On Friday afternoon, Aroldis Chapman had a rare bad outing trying to finish up the Cincinnati Reds' 6-2 lead over the Chicago Cubs. So bad, in fact, that manager Dusty Baker actually removed his Proven Closer (tm) for J.J. Hoover with the game on the line. Chapman already had allowed three runs when he walked Cody Ransom to load the bases with two outs. Baker -- give him credit here -- took out Chapman and Hoover struck out Darwin Barney to close out the 6-5 victory.
The question: Did Baker learn anything?
Did he learn that there are multiple ways to use a bullpen, ways that can make the Reds' pen a more effective weapon? In fact, on Sunday, with Chapman and Jonathan Broxton both having pitched two days in a row, Hoover earned another save in a 7-4 victory.

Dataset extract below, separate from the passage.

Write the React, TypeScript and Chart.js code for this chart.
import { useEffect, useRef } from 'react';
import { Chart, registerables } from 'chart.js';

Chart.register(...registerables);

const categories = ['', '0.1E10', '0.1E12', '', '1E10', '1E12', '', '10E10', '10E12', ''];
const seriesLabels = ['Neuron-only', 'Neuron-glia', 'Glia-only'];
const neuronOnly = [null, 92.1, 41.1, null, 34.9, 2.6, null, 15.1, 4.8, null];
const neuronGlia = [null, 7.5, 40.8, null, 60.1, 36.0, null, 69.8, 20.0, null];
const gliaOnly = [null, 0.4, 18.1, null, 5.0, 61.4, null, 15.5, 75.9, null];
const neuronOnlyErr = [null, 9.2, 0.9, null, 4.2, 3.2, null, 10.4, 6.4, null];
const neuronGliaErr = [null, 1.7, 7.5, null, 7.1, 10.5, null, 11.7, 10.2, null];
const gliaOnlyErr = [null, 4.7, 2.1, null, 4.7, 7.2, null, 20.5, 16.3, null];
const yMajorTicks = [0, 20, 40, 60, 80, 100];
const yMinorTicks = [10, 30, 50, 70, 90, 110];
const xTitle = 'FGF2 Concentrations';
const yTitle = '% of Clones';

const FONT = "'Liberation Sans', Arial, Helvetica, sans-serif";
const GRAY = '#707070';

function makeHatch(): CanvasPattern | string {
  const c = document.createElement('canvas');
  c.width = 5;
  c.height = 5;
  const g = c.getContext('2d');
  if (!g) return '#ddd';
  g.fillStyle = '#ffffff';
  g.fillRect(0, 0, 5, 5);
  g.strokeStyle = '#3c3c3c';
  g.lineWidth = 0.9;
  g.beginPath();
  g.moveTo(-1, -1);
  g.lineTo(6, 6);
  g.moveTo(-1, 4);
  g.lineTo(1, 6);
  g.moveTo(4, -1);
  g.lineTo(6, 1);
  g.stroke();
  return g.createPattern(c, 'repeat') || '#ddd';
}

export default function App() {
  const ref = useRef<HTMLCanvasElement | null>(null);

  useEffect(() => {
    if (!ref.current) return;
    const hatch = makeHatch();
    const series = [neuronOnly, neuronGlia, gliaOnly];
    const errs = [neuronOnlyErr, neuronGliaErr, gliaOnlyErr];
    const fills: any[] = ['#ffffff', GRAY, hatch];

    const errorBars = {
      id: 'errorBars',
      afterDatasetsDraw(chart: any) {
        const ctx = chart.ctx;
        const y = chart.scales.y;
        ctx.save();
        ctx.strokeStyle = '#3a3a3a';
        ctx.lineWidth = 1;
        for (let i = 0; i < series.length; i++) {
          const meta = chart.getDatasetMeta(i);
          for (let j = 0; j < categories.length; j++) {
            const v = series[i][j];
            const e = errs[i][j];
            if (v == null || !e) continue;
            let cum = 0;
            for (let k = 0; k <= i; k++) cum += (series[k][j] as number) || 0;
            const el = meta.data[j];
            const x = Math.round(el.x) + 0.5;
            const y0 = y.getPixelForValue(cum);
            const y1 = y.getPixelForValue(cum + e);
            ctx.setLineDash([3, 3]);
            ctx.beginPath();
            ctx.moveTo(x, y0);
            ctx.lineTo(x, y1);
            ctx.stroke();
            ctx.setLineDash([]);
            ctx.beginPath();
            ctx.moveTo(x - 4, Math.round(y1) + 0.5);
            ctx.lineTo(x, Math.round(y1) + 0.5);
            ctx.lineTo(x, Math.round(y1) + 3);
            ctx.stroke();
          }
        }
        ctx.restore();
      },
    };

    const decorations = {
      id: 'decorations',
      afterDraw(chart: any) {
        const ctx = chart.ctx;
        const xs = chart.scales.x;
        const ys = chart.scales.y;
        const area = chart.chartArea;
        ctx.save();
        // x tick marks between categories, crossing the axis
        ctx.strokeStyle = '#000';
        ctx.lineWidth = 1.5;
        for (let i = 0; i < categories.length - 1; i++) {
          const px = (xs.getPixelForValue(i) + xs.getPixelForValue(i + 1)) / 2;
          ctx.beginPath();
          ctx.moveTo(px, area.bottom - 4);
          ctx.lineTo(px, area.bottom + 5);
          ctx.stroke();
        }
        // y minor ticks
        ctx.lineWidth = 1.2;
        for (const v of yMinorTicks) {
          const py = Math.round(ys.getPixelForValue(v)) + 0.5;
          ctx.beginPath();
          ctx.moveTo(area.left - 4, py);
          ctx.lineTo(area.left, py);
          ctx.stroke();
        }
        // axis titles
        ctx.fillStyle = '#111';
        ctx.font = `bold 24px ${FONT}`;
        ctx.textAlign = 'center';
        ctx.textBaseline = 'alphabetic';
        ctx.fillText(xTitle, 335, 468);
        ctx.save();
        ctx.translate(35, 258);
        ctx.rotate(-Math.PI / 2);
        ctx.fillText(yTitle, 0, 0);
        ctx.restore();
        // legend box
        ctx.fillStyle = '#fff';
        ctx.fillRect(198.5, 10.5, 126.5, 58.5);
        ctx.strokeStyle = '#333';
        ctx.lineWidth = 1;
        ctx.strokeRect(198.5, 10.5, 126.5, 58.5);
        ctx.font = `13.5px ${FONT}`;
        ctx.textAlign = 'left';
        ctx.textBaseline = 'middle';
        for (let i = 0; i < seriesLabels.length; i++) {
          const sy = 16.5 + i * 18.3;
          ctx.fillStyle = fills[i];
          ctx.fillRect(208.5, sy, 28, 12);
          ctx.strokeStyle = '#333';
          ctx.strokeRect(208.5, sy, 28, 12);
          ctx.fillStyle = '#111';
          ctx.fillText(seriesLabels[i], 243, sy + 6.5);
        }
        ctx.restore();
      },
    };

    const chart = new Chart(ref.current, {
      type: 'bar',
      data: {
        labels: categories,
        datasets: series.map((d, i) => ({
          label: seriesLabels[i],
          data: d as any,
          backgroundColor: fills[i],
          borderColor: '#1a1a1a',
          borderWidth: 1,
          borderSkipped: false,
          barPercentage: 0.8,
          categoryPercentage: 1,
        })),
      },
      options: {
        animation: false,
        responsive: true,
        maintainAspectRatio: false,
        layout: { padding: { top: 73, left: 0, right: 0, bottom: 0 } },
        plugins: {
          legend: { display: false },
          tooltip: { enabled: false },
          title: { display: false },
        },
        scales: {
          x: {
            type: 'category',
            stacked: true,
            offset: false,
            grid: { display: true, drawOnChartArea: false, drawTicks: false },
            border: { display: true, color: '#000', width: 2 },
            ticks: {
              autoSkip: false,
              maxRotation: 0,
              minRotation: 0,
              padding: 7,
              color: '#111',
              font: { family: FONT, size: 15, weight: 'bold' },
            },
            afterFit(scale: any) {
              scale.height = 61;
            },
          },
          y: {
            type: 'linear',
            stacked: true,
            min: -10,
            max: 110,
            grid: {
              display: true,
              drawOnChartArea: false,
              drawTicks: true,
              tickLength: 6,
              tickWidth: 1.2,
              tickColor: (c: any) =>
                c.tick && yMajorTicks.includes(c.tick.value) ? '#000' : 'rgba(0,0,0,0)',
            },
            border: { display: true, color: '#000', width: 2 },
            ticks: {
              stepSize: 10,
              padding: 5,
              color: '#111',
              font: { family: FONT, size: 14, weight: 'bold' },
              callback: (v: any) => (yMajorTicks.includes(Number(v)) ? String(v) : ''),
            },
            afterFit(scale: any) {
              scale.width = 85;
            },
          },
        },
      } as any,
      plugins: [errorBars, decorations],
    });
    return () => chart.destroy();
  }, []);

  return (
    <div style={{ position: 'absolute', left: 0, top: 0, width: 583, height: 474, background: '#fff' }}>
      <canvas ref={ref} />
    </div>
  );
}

That's the way a bullpen should be used: Save Chapman for the close games and tie games; using Chapman with a three-run lead is essentially a waste. Hoover, even if he's the third or fourth guy in the pen, is capable of closing out a three-run lead. Of course, I doubt Baker will change because of two games. He blamed Chapman's poor outing Friday on inactivity.
"He hadn't pitched in three days," Baker said. "If you don't pitch him it's like if you're pitching him too much."
OK. I think I get what Dusty is saying: Being rusty can lead to the same ineffectiveness as being overused. Chapman hadn't pitched in three days, which doesn't really seem like an unusual layoff, but I guess it's a good excuse. But it's that concern that often leads managers to pitch closers in meaningless situations just to get them work. That could be avoided by using your closer for more than three outs, but that is against the Unwritten Rules of Modern Closer Usage. Even though when Chapman was a setup guy, Baker routinely used him for more than three outs.
Hoover actually summed up bullpen usage pretty succinctly Friday: "You kind of train yourself for that as a reliever. All of these [relievers] can handle that situation. That's what makes us a good staff."
So, if Dusty is concerned about Chapman not pitching enough, then pitch him more! Tie game in the eighth? Use him for two innings. Extra innings? Let him go two. Chapman has pitched 15 innings in 16 appearances. Even though he's one of the great strikeout relievers in the game's history, the type of pitcher who can get you out of tough jams, only once has Chapman entered with a runner on base this season, and that was when the Reds were already trailing.
I know I pick on Baker a lot, and he's really only one of 30 managers who uses his pen this way. But he's a high-profile manager on a team with World Series aspirations with a unique weapon at his disposal in Chapman. The lefty flamethrower is on pace to pitch 78 innings, many of which will be wasted with three-run leads, and few of which will come to escape tough jams.
Baker can use him in smarter ways. And leave the cheap saves to Hoover.